In Reno v. American-Arab Anti-Discrimination Comm., 525 U.S. 471 (1999) ("AADC"), the United States Supreme Court emphasized that Congress clearly intended to bar judicial review of a decision to commence removal proceedings, stating that the purpose of section 1252(g) is to "give some measure of protection . . . to discretionary determinations" of the Attorney General, and to prevent "separate rounds of judicial intervention outside the streamlined process that Congress has designed." Id. at 485. If judicial review of a decision to commence proceedings is barred, it follows that section 1252(g) also precludes judicial review of the Attorney General's decision not to commence removal proceedings. Alvides-Reyes v. Reno, 180 F.3d 199, 205 (5th Cir. 1999).
Appellants insist that the federal court retains jurisdiction over their complaint because they are not explicitly asking the court to order the Attorney General to initiate proceedings against them; they simply want their applications processed. Appellants' request, however, necessarily compels the Attorney General to commence proceedings in order to consider their applications. Appellants' suit calls on us to reverse the Attorney General's exercise of his discretion not to commence proceedings against Appellants and not to process their applications. Id. The Supreme Court has stated that the intent of Congress in enacting section 1252(g) was to limit any judicial influence on the Attorney General's decisions regarding the commencement of removal proceedings. AADC, 525 U.S. at 485. Appellants can have their applications for lawful resident status adjudicated when and if removal proceedings are instituted against them by the Immigration Court. Before such proceedings are initiated, however, this matter falls squarely within those discretionary actions excluded from judicial review under section 1252(g). Any other result undermines the clear intent of Congress to protect the Attorney General's discretion over this matter from judicial interference.

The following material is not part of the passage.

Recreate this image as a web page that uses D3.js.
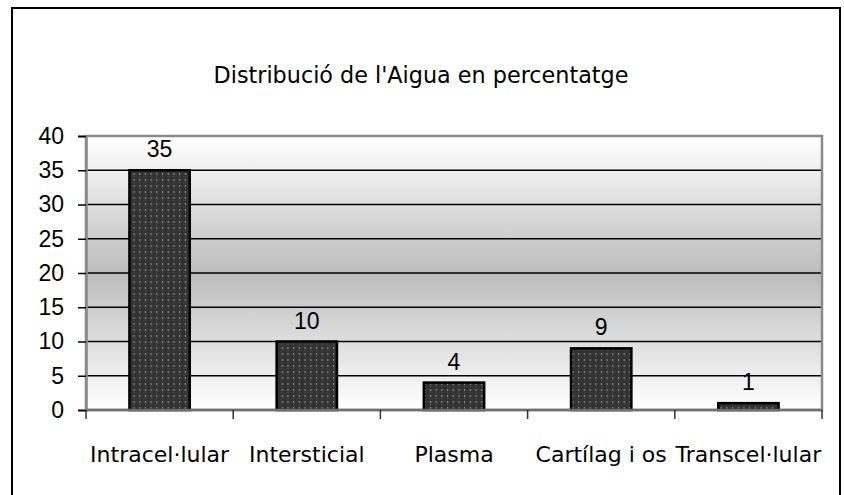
<!DOCTYPE html>
<html>
<head>
<meta charset="utf-8">
<script src="https://cdn.jsdelivr.net/npm/d3@7"></script>
<style>
  body { margin: 0; background: #fff; }
</style>
</head>
<body>
<div id="chart"></div>
<script>
// data
var categories = ["Intracel·lular", "Intersticial", "Plasma", "Cartílag i os", "Transcel·lular"];
var values = [35, 10, 4, 9, 1];
var yTicks = [0, 5, 10, 15, 20, 25, 30, 35, 40];
var title = "Distribució de l'Aigua en percentatge";

var W = 844, H = 495;
// plot area
var margin = {top: 136, right: 22, bottom: 85, left: 86},
    width = W - margin.left - margin.right,
    height = H - margin.top - margin.bottom;

var svg = d3.select("#chart")
  .append("svg")
    .attr("width", W)
    .attr("height", H);

// outer chart border (bottom edge is cut off by the picture)
svg.append("rect")
  .attr("x", 12).attr("y", 8)
  .attr("width", 828).attr("height", 520)
  .attr("fill", "none")
  .attr("stroke", "#000")
  .attr("stroke-width", 2);

// title
svg.append("text")
  .attr("x", 421)
  .attr("y", 83)
  .attr("text-anchor", "middle")
  .style("font-family", "'Comic Sans MS', 'DejaVu Sans', sans-serif")
  .style("font-size", "22.3px")
  .text(title);

var defs = svg.append("defs");

// background gradient: white at top/bottom, gray in the middle
var grad = defs.append("linearGradient")
  .attr("id", "bgGrad")
  .attr("x1", 0).attr("y1", 0).attr("x2", 0).attr("y2", 1);
grad.append("stop").attr("offset", "0%").attr("stop-color", "#ffffff");
grad.append("stop").attr("offset", "50%").attr("stop-color", "#bcbcbc");
grad.append("stop").attr("offset", "100%").attr("stop-color", "#ffffff");

// dotted pattern for the bars
var pat = defs.append("pattern")
  .attr("id", "dots")
  .attr("patternUnits", "userSpaceOnUse")
  .attr("width", 5.7).attr("height", 6);
pat.append("rect").attr("width", 5.7).attr("height", 6).attr("fill", "#333333");
pat.append("rect").attr("x", 2).attr("y", 1).attr("width", 1).attr("height", 2).attr("fill", "#9a9a9a");
pat.append("rect").attr("x", 2).attr("y", 4).attr("width", 1).attr("height", 1).attr("fill", "#555555");

var g = svg.append("g")
  .attr("transform", "translate(" + margin.left + "," + margin.top + ")");

// scales
var x = d3.scaleBand()
  .domain(categories)
  .range([0, width])
  .padding(0);

var y = d3.scaleLinear()
  .domain([0, 40])
  .range([height, 0]);

// plot background
g.append("rect")
  .attr("width", width)
  .attr("height", height)
  .attr("fill", "url(#bgGrad)");

// gridlines
g.selectAll(".grid")
  .data(yTicks.filter(function(d) { return d > 0 && d < 40; }))
  .enter().append("line")
    .attr("class", "grid")
    .attr("x1", 0).attr("x2", width)
    .attr("y1", function(d) { return y(d); })
    .attr("y2", function(d) { return y(d); })
    .attr("stroke", "#000")
    .attr("stroke-width", 1.5);

// plot frame
g.append("rect")
  .attr("width", width)
  .attr("height", height)
  .attr("fill", "none")
  .attr("stroke", "#8a8a8a")
  .attr("stroke-width", 2.5);

// bars
var barW = x.bandwidth() * 0.41;
g.selectAll(".bar")
  .data(values)
  .enter().append("rect")
    .attr("class", "bar")
    .attr("x", function(d, i) { return x(categories[i]) + (x.bandwidth() - barW) / 2; })
    .attr("y", function(d) { return y(d); })
    .attr("width", barW)
    .attr("height", function(d) { return height - y(d); })
    .attr("fill", "url(#dots)")
    .attr("stroke", "#000")
    .attr("stroke-width", 2.5);

// value labels
g.selectAll(".val")
  .data(values)
  .enter().append("text")
    .attr("class", "val")
    .attr("x", function(d, i) { return x(categories[i]) + x.bandwidth() / 2; })
    .attr("y", function(d) { return y(d) - 13; })
    .attr("text-anchor", "middle")
    .style("font-family", "'Liberation Sans', Arial, sans-serif")
    .style("font-size", "23px")
    .text(function(d) { return d; });

// Y axis
var yAxis = g.append("g")
  .call(d3.axisLeft(y).tickValues(yTicks).tickSize(8).tickPadding(14));
yAxis.select(".domain").attr("stroke", "#8a8a8a").attr("stroke-width", 2.5);
yAxis.selectAll(".tick line").attr("stroke", "#000").attr("stroke-width", 1.5);
yAxis.selectAll(".tick text")
  .style("font-family", "'Liberation Sans', Arial, sans-serif")
  .style("font-size", "23px")
  .attr("fill", "#000");

// X axis: ticks between categories, labels centred under them
var bounds = categories.map(function(c) { return x(c); }).concat([width]);
var xAxis = g.append("g")
  .attr("transform", "translate(0," + height + ")");
xAxis.append("line")
  .attr("x1", 0).attr("x2", width)
  .attr("stroke", "#707070")
  .attr("stroke-width", 2.5);
xAxis.selectAll(".xtick")
  .data(bounds)
  .enter().append("line")
    .attr("class", "xtick")
    .attr("x1", function(d) { return d; })
    .attr("x2", function(d) { return d; })
    .attr("y1", 0).attr("y2", 9)
    .attr("stroke", "#333")
    .attr("stroke-width", 1.5);
xAxis.selectAll(".xlabel")
  .data(categories)
  .enter().append("text")
    .attr("class", "xlabel")
    .attr("x", function(d) { return x(d) + x.bandwidth() / 2; })
    .attr("y", 52)
    .attr("text-anchor", "middle")
    .style("font-family", "'Comic Sans MS', 'DejaVu Sans', sans-serif")
    .style("font-size", "22px")
    .text(function(d) { return d; });
</script>
</body>
</html>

Appellants claim that if the INS cannot promptly adjudicate their applications and change their status without removal proceedings, they are left without a remedy and, in effect, in "no man's land" until the INS or the Immigration Court decides to act. However, in the absence of a due process violation, the district court is only justified to intervene in an administrative process because of delays in hearings and review in extraordinary circumstances. Wright v. Califano, 587 F.2d 345, 352 (7th Cir. 1978). Appellants' request for relief effectively amounts to judicial interfer ence with the INS's management and administration of NACARA's amnesty program. This interference is unwarranted and expressly barred by the clear mandates of section 1252(g). An exception to this statutory preclusion is permitted only in rare cases that present substantial constitutional issues or bizarre miscarriages of justice. Bhatt, 204 F.3d at 747. Such is not the case here. Appellants are in no imminent danger of deportation from the United States or separation from their families. As we have previously stated, "since administrative efficiency is not a subject particularly suited for judicial evaluation, the courts should be reluctant to intervene in the administrative adjudication process, absent clear congressional guidelines or a threat to a constitutional interest." Wright, 587 F.2d at 353-54. The Attorney General and the INS have exclusive discretion over Appellants' applications. Under the circumstances of the instant case, we are without jurisdiction to intervene.
For the foregoing reasons, we AFFIRM the decision of the district court dismissing Appellants' complaint for lack of subject matter jurisdiction.